Undeterred and ignoring Michael’s advice, I applied the same aggressive tactics in my next major label negotiation with Sony Music for the pop band I was managing, Little Sea.

Again, I left no room for the label to even get close to recouping their investment unless everything went perfectly. History repeated itself; the band disbanded in a year, and the deal was an expensive commercial failure for Sony.

My relationship never recovered with Sony after that; Denis Handlin hated me till the day he was fired.

When I launched The Brag Media back in 2017,  the major labels wouldn’t work with us, but Michael did. Even after the commercial failure I had with him, our relationship never soured.

The first significant label campaigns were booked through The Brag Media because of Michael Taylor’s support, and it’s something I’ll never forget. It was an extremely challenging time for our business and Michael Taylor was the only one from the majors supporting us.

It meant the world.

Michael’s advice, which I once perceived as a tactic, now resonates profoundly. In business, fostering long-term relationships based on mutual respect and shared success is crucial, not only for your success as a business operator or artist manager but also for your artists’ success.

Getting the best possible deal at the detriment of your partner might be a short-term win for your artist, but if your partner is not making money from the deal, they won’t want to keep doing business with you or go the extra mile.

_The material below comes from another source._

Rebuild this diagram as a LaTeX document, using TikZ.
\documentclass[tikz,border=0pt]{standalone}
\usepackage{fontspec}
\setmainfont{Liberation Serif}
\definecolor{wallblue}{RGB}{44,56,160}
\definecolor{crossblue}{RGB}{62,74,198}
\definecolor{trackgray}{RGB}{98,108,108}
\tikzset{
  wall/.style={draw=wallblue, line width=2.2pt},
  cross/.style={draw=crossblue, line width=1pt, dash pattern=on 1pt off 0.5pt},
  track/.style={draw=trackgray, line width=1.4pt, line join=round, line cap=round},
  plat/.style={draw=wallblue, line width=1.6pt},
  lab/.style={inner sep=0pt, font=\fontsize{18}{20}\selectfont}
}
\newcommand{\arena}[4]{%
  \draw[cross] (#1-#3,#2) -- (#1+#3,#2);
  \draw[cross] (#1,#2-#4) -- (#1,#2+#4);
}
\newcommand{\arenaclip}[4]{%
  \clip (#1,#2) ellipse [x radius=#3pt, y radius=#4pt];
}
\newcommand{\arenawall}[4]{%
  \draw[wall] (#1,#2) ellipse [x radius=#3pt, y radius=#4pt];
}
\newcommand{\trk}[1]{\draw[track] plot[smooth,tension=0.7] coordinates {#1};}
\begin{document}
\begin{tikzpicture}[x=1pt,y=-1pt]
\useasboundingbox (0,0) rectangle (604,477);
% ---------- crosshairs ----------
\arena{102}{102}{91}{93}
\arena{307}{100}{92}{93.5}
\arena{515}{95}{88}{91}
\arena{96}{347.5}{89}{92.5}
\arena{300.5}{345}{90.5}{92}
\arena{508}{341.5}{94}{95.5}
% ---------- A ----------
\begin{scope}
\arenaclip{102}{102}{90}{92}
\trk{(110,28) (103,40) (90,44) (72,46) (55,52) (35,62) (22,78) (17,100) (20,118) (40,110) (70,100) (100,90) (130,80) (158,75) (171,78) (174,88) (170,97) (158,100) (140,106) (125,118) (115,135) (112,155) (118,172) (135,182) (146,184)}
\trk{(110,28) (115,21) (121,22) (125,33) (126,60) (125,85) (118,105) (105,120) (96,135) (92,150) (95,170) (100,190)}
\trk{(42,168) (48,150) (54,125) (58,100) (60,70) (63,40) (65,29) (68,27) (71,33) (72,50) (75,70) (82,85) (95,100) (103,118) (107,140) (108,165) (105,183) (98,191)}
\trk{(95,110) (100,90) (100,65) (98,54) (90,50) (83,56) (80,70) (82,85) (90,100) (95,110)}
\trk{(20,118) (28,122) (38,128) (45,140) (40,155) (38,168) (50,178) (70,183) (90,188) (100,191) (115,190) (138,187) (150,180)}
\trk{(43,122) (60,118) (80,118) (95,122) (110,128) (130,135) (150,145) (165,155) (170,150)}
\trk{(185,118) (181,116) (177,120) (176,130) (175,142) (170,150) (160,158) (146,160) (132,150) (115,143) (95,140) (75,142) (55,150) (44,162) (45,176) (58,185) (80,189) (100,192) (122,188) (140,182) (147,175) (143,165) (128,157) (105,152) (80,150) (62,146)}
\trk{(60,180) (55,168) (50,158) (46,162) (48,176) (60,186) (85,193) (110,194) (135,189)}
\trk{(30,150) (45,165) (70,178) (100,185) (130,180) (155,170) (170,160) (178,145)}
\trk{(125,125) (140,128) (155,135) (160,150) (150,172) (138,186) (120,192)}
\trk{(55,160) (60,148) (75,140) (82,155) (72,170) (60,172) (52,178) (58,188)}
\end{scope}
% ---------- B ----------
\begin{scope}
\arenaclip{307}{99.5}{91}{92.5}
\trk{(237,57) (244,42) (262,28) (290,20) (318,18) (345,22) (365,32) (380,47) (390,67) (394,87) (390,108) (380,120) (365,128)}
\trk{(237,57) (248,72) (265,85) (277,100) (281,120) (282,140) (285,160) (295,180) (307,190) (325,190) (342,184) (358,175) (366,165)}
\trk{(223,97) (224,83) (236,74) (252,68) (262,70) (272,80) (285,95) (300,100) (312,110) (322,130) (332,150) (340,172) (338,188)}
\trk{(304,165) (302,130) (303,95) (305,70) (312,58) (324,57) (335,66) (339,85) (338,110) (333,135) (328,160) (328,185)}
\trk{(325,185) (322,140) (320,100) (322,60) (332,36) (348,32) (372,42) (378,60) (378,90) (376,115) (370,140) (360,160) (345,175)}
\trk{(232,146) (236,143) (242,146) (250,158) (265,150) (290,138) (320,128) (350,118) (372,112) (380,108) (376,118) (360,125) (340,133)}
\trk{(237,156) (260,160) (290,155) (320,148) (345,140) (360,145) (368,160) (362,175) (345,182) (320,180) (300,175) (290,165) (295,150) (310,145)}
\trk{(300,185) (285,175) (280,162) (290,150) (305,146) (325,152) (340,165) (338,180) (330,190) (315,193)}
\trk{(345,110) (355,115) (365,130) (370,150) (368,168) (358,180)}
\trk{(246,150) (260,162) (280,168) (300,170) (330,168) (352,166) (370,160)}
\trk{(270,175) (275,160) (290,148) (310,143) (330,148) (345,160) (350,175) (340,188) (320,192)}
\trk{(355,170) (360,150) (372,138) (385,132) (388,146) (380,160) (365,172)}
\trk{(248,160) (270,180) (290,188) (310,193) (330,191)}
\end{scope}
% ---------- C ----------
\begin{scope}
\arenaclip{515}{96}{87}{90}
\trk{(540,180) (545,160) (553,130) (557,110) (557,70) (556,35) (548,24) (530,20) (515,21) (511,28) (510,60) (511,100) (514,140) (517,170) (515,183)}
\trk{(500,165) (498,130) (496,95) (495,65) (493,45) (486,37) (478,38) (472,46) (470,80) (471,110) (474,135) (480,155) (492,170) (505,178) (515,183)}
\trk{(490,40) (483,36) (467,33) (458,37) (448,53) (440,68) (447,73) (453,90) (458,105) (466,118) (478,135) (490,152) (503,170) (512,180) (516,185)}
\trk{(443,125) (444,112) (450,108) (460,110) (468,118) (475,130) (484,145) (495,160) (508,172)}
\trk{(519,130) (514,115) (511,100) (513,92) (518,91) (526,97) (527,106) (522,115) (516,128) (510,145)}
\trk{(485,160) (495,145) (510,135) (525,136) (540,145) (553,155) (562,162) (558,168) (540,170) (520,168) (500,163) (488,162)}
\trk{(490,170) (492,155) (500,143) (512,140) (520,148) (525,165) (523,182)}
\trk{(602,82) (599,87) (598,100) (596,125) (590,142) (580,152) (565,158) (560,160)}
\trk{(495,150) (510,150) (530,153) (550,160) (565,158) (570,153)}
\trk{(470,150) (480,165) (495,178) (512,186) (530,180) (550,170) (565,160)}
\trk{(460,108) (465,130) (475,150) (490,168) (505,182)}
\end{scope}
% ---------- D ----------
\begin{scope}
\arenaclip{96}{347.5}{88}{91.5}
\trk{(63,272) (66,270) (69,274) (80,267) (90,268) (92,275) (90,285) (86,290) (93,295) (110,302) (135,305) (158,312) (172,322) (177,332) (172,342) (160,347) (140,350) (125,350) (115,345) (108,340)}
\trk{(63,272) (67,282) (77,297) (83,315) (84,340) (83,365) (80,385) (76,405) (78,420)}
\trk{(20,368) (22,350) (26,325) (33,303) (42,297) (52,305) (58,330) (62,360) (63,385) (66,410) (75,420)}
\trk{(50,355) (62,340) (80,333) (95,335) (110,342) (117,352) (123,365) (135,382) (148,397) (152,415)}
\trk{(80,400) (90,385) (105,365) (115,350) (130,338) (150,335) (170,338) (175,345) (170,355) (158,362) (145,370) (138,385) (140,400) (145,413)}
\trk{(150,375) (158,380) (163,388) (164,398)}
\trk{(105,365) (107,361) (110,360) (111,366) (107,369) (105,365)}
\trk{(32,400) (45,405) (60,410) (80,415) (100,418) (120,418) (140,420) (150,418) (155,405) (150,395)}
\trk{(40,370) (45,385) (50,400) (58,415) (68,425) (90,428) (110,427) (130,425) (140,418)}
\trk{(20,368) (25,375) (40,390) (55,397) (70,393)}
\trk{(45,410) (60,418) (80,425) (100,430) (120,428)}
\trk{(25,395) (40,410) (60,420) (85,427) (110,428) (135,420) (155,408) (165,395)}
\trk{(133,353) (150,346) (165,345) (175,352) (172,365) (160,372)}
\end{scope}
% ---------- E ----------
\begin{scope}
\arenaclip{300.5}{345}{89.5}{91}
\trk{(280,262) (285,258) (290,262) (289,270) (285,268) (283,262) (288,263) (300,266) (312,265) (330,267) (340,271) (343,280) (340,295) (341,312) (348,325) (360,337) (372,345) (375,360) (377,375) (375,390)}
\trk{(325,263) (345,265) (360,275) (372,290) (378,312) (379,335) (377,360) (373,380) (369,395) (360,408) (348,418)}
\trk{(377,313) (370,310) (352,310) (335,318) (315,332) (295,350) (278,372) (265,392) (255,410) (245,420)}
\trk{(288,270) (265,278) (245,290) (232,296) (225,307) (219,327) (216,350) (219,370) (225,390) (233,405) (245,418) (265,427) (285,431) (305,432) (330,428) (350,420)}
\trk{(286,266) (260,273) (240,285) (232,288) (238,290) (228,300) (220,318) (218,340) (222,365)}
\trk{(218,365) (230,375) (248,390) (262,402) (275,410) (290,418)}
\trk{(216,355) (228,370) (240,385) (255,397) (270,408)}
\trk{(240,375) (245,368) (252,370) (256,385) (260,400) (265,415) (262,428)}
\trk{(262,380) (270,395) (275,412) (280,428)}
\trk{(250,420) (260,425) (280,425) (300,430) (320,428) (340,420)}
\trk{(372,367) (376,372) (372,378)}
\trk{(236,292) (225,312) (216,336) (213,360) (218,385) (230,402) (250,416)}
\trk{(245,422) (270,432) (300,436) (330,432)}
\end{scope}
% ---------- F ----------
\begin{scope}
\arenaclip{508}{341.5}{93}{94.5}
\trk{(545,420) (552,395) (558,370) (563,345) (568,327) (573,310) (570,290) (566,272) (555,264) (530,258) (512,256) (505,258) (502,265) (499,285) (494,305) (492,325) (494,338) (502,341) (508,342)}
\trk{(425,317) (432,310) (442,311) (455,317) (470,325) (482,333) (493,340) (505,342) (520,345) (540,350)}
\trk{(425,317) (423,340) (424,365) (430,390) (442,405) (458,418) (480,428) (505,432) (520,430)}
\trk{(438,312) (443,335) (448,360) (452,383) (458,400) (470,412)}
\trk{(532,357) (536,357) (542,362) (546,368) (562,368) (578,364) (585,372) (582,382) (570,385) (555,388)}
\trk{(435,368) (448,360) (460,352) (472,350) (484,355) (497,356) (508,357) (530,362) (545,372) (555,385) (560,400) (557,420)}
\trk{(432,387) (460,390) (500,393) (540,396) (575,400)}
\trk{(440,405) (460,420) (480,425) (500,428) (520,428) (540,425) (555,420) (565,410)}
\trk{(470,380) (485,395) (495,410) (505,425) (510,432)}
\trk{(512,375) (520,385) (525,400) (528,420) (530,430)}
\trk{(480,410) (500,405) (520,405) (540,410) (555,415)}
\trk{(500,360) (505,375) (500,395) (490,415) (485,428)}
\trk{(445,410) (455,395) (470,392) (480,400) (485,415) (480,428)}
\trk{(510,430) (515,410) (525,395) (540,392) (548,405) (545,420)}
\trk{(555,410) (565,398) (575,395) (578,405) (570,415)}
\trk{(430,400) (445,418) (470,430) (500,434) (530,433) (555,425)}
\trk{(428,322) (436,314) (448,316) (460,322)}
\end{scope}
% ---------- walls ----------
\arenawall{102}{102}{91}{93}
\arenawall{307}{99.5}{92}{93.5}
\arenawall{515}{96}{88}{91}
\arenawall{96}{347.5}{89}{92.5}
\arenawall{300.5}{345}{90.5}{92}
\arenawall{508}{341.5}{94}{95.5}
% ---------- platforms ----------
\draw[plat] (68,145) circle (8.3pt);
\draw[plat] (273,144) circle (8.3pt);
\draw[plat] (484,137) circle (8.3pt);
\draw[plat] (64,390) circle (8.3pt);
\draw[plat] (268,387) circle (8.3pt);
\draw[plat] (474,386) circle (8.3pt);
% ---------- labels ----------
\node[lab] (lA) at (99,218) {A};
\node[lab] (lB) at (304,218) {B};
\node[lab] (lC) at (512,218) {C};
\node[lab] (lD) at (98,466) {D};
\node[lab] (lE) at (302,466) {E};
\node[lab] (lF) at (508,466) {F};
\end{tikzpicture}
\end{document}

That would be bad for your artist.

The short-term win in a deal may cost you in the long term unless everything goes perfectly right in your artist’s career, which it rarely does.

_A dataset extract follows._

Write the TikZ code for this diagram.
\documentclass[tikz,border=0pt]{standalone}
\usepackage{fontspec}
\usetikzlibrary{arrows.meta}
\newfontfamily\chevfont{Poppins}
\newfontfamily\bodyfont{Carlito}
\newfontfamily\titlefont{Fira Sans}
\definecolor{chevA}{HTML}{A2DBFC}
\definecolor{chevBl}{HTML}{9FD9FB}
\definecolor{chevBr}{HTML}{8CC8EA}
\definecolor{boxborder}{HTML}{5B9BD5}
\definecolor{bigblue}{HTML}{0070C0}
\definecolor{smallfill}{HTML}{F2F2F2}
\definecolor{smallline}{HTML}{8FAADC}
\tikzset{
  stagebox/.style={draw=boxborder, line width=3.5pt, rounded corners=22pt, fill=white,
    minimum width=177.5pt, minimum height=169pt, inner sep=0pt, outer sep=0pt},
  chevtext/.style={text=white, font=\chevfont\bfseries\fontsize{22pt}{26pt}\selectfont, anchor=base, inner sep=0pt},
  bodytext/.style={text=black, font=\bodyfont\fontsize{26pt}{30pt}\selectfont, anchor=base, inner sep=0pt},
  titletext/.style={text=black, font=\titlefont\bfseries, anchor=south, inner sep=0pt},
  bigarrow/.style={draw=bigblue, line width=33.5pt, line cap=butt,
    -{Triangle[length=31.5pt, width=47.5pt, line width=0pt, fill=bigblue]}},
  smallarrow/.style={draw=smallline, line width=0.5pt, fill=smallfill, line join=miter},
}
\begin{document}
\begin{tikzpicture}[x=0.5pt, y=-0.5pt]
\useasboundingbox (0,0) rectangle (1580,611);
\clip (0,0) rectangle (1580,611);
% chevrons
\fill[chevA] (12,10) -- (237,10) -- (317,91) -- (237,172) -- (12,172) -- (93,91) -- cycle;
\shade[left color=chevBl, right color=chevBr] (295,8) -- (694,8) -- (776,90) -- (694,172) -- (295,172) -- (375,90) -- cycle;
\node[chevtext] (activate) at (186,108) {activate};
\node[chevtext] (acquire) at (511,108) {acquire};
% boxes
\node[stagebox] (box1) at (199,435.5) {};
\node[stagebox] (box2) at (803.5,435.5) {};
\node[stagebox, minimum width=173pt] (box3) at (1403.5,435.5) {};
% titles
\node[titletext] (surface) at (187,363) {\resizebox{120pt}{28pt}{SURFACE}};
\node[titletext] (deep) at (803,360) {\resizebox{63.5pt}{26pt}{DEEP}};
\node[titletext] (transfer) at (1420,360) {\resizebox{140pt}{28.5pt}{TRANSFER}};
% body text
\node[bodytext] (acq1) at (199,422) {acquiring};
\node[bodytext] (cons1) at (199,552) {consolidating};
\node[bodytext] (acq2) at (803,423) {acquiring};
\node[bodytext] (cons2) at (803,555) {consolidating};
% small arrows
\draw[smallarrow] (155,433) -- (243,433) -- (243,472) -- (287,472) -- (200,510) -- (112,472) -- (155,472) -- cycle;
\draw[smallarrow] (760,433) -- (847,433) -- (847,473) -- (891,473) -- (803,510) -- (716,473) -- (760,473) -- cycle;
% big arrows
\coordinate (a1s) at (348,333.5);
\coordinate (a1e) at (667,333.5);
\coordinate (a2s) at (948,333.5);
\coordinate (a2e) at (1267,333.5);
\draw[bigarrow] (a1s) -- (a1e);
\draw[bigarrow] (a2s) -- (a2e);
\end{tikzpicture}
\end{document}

Today, as I negotiate deals for my business, myself, or the artists I represent, I stand firm on my non-negotiables to ensure my party gets our fair maximum value and protections but remain flexible on other terms, ensuring the other party has a fair chance of a great commercial outcome from our deal.

Good partnerships begin well before there is ink on the contract. They are built on mutual benefit and respect, where each party aids in the other’s success.

Michael Taylor’s advice was not just a lesson in negotiations but in building sustainable, productive relationships in the music industry. It’s a lesson I carry with me in every deal, a tribute to a man who understood that the true art of business lies in winning and creating wins for everyone involved.

RIP, Michael. Thank-you for supporting me from the start of my career.